The Indonesian stock market has experienced declines for two consecutive trading days, falling by almost 190 points or 2.8% during this period. The Jakarta Composite Index (JCI) currently stands slightly above the 6,875 mark. However, there is a possibility of stabilization on Friday.
The outlook for Asian markets indicates potential support ahead of significant U.S. employment data due later in the day. While European markets closed positively, U.S. markets showed mixed results, suggesting that Asian markets may see varied performances.

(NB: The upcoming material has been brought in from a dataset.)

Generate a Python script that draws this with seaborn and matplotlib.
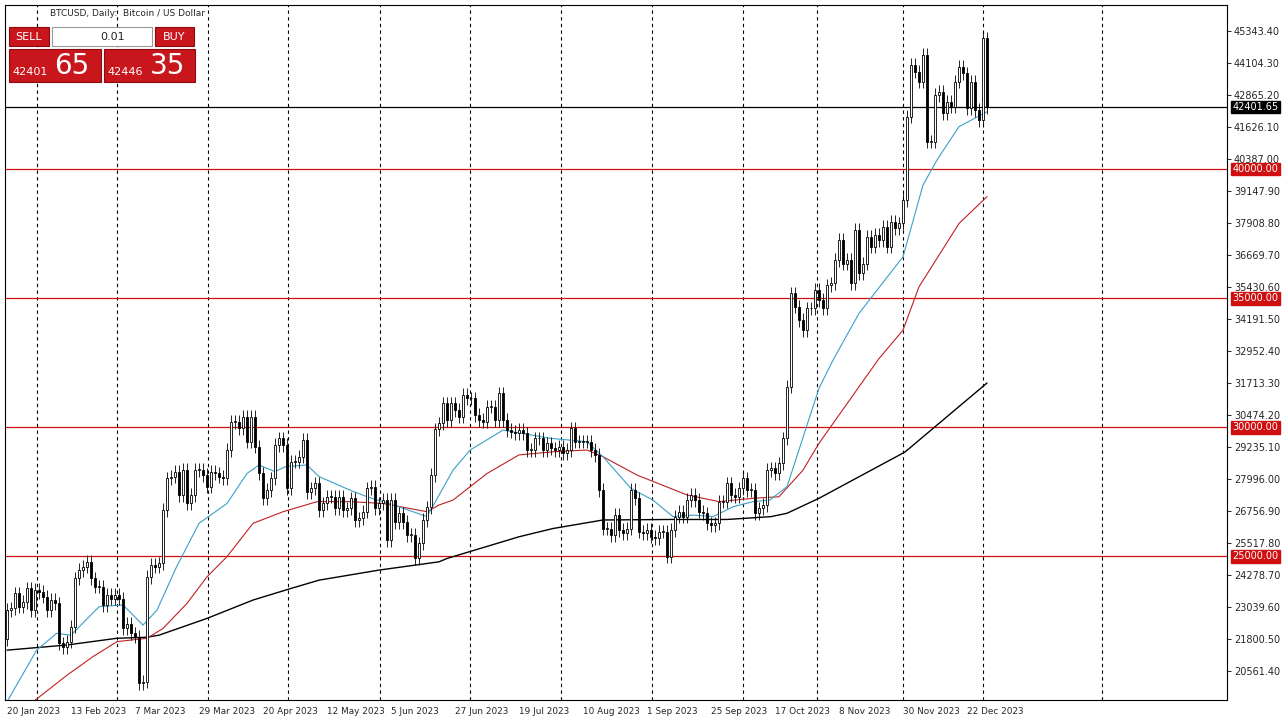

The JCI saw a sharp decline on Thursday, with widespread losses particularly in financials, cement, telecommunications, and resource stocks.
On that day, the index plunged by 148.69 points or 2.12%, ending at 6,875.54 after ranging from 6,830.11 to 7,033.62.
Among active stocks, Bank CIMB Niaga fell by 2.32%, Bank Mandiri plunged 7.69%, Bank Danamon Indonesia declined 1.19%, Bank Negara Indonesia decreased by 4.67%, Bank Central Asia retreated 1.92%, Bank Rakyat Indonesia dropped 4.11%, Bank Maybank Indonesia went down 2.97%, Indosat Ooredoo Hutchison slipped 1.79%, Indocement lost 0.89%, Semen Indonesia was down 3.82%, United Tractors dropped 2.88%, Astra International fell 4.01%, Energi Mega Persada decreased 3.43%, Astra Agro Lestari was down 1.73%, Aneka Tambang fell 3.45%, Jasa Marga dipped 0.48%, while Timah rose 0.51%. Bumi Resources went down 1.74% and both Indofood Sukses Makmur and Vale Indonesia remained unchanged.
Wall Street presented a mixed picture, with major indices initially opening higher. However, the Dow Jones Industrial Average quickly reversed course, spending the remainder of the day in negative territory.
The Dow Jones fell by 125.65 points or 0.28% to close at 44,747.63. Conversely, the NASDAQ rose by 99.66 points or 0.51% to settle at 19,971.99, and the S&P 500 gained 22.09 points or 0.36% to finish at 6,083.57.
Trading on Wall Street was marked by indecision as traders appeared hesitant to make major moves ahead of the Labor Department's highly anticipated monthly employment report, which could influence the Federal Reserve's interest rate policies.
In advance of the employment report, the Labor Department reported an unexpected rise in initial U.S. unemployment claims last week.
Meanwhile, crude oil prices saw further declines on Thursday. This occurred as U.S. President Donald Trump reiterated his commitment to increase domestic oil production to reduce prices. Consequently, West Texas Intermediate crude for March delivery fell by $0.42 or 0.6% to a one-month low of $70.61 per barrel.